### Exercise task
Find the lines holding "this" and copy them.

### Provided records
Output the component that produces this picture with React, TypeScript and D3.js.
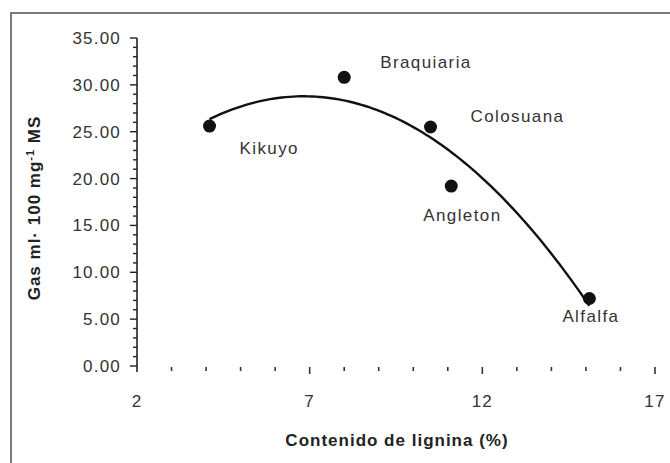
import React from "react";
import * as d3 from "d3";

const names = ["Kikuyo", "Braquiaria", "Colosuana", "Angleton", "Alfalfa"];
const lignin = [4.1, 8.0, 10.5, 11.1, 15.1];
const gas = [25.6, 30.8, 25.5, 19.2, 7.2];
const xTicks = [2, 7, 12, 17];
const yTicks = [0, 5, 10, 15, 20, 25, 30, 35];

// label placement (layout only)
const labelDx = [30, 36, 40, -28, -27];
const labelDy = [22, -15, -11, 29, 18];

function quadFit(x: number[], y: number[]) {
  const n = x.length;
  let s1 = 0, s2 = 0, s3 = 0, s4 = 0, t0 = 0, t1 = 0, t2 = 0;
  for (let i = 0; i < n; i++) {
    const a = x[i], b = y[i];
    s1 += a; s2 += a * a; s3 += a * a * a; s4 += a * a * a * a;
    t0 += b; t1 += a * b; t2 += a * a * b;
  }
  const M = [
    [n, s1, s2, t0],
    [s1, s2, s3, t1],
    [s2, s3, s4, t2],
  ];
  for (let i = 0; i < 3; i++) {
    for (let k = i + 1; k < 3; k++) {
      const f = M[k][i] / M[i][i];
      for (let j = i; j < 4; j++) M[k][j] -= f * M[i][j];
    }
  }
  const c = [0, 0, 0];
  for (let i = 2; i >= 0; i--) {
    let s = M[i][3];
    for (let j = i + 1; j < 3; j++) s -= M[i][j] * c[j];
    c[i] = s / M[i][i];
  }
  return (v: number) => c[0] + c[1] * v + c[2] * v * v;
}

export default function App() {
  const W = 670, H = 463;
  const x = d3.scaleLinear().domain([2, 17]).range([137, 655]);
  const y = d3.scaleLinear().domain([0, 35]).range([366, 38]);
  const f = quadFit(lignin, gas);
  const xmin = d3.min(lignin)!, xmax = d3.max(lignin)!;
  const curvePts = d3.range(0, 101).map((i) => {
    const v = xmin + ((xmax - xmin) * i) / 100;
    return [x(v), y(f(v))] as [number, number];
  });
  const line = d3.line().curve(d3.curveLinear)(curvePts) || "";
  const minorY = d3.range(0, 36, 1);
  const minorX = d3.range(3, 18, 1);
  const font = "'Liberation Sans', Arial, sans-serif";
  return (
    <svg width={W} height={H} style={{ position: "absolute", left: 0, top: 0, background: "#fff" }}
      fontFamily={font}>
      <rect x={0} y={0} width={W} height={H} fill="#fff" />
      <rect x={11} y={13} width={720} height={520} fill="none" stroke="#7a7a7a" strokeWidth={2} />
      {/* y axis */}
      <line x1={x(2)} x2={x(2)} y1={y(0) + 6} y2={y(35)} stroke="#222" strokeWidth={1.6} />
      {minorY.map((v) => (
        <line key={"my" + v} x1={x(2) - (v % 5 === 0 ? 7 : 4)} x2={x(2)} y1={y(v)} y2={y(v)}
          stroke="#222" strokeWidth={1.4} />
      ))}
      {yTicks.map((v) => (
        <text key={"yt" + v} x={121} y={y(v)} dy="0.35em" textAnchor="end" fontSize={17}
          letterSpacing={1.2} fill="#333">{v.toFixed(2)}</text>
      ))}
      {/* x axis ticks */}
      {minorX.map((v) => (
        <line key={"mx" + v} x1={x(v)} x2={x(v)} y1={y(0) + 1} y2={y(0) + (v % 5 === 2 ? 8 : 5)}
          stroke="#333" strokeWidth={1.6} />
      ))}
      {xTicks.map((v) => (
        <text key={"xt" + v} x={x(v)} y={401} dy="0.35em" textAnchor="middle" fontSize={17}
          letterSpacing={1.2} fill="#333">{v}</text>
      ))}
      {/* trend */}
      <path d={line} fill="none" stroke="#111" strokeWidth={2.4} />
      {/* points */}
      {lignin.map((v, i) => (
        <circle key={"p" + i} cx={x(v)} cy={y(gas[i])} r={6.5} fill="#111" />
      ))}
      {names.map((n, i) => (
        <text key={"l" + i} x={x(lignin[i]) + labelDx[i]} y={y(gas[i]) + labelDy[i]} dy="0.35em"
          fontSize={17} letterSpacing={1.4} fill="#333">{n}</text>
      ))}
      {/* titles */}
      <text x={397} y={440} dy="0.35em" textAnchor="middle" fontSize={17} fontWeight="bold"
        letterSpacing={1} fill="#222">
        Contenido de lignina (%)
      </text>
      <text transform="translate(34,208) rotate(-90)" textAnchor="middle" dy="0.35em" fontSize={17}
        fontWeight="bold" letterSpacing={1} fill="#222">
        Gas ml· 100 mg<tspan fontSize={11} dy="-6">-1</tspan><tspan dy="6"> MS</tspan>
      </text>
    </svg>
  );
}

...

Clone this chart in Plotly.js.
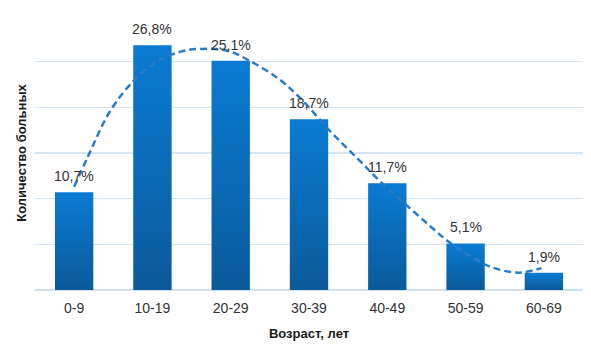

==

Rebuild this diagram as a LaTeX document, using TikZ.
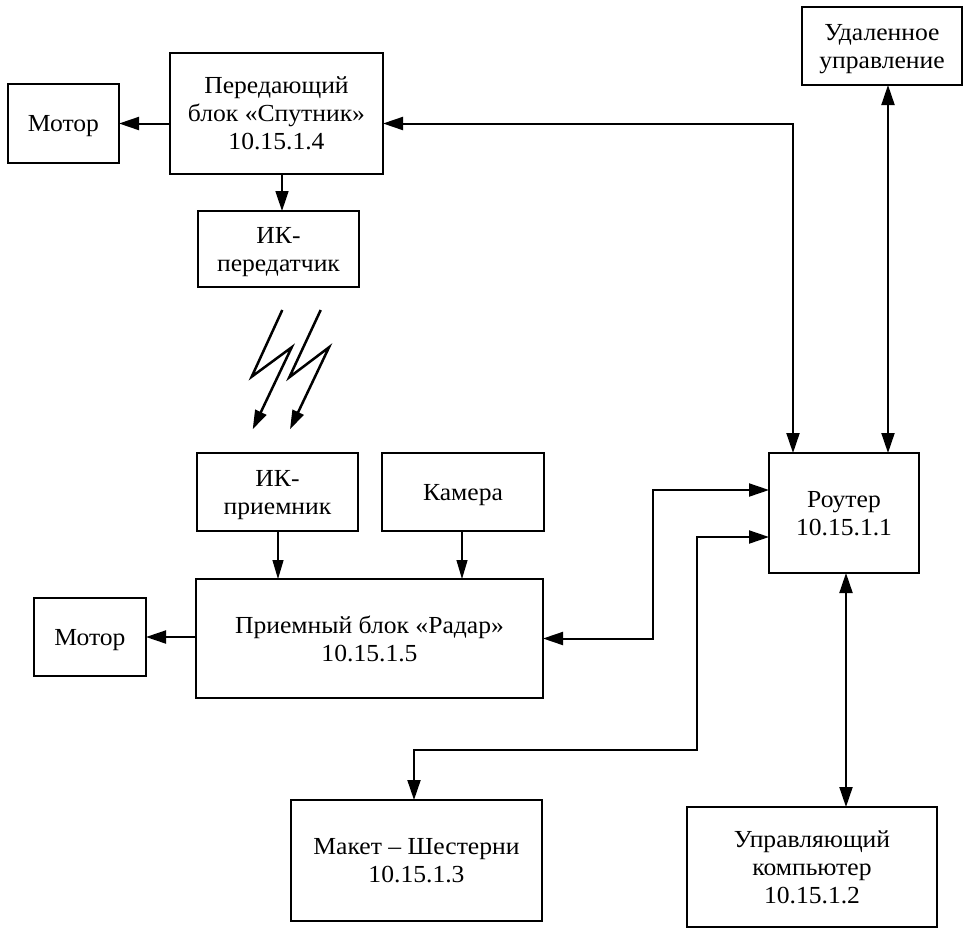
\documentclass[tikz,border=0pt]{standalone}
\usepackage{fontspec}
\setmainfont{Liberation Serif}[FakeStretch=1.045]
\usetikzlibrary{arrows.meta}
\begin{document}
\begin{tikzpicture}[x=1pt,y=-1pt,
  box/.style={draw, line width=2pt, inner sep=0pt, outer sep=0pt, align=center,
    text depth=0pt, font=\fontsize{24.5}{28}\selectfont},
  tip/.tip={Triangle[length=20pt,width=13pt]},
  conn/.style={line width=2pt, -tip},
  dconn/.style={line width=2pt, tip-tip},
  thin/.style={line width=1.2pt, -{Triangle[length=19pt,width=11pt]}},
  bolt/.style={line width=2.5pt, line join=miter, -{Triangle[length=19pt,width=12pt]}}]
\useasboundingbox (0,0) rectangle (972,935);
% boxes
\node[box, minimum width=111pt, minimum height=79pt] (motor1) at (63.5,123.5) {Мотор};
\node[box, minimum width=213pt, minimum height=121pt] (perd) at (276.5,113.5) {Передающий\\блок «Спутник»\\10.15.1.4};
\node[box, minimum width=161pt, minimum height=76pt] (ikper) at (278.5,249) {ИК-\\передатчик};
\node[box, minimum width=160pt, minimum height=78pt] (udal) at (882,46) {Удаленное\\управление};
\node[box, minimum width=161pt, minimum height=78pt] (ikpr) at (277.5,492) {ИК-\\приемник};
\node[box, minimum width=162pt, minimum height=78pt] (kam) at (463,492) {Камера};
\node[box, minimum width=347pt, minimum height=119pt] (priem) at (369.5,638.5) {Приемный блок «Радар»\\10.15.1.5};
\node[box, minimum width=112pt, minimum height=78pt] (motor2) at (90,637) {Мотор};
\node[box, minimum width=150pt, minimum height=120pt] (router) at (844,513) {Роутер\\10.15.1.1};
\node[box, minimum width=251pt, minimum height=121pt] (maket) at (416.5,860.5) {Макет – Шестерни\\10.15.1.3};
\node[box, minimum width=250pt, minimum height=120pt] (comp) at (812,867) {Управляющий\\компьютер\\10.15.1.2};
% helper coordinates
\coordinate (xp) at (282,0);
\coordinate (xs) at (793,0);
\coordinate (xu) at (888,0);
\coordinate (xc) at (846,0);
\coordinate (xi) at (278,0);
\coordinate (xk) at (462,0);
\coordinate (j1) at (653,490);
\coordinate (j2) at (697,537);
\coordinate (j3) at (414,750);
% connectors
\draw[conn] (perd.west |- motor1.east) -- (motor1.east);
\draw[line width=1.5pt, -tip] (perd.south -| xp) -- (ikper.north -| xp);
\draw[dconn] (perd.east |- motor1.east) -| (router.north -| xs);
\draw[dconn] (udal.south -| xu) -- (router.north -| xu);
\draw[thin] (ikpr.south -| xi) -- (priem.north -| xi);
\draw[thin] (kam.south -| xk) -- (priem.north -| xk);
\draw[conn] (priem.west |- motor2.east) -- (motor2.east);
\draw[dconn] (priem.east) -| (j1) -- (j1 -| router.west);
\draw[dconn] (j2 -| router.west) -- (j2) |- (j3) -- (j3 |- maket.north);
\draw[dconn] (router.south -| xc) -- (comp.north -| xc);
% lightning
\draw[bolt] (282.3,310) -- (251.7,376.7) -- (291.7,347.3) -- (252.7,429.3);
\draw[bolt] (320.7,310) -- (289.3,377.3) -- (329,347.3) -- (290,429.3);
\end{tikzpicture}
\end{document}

### Written response
Output the component that produces this picture with React, TypeScript and D3.js.
Clone this chart in Plotly.js.
Rebuild this diagram as a LaTeX document, using TikZ.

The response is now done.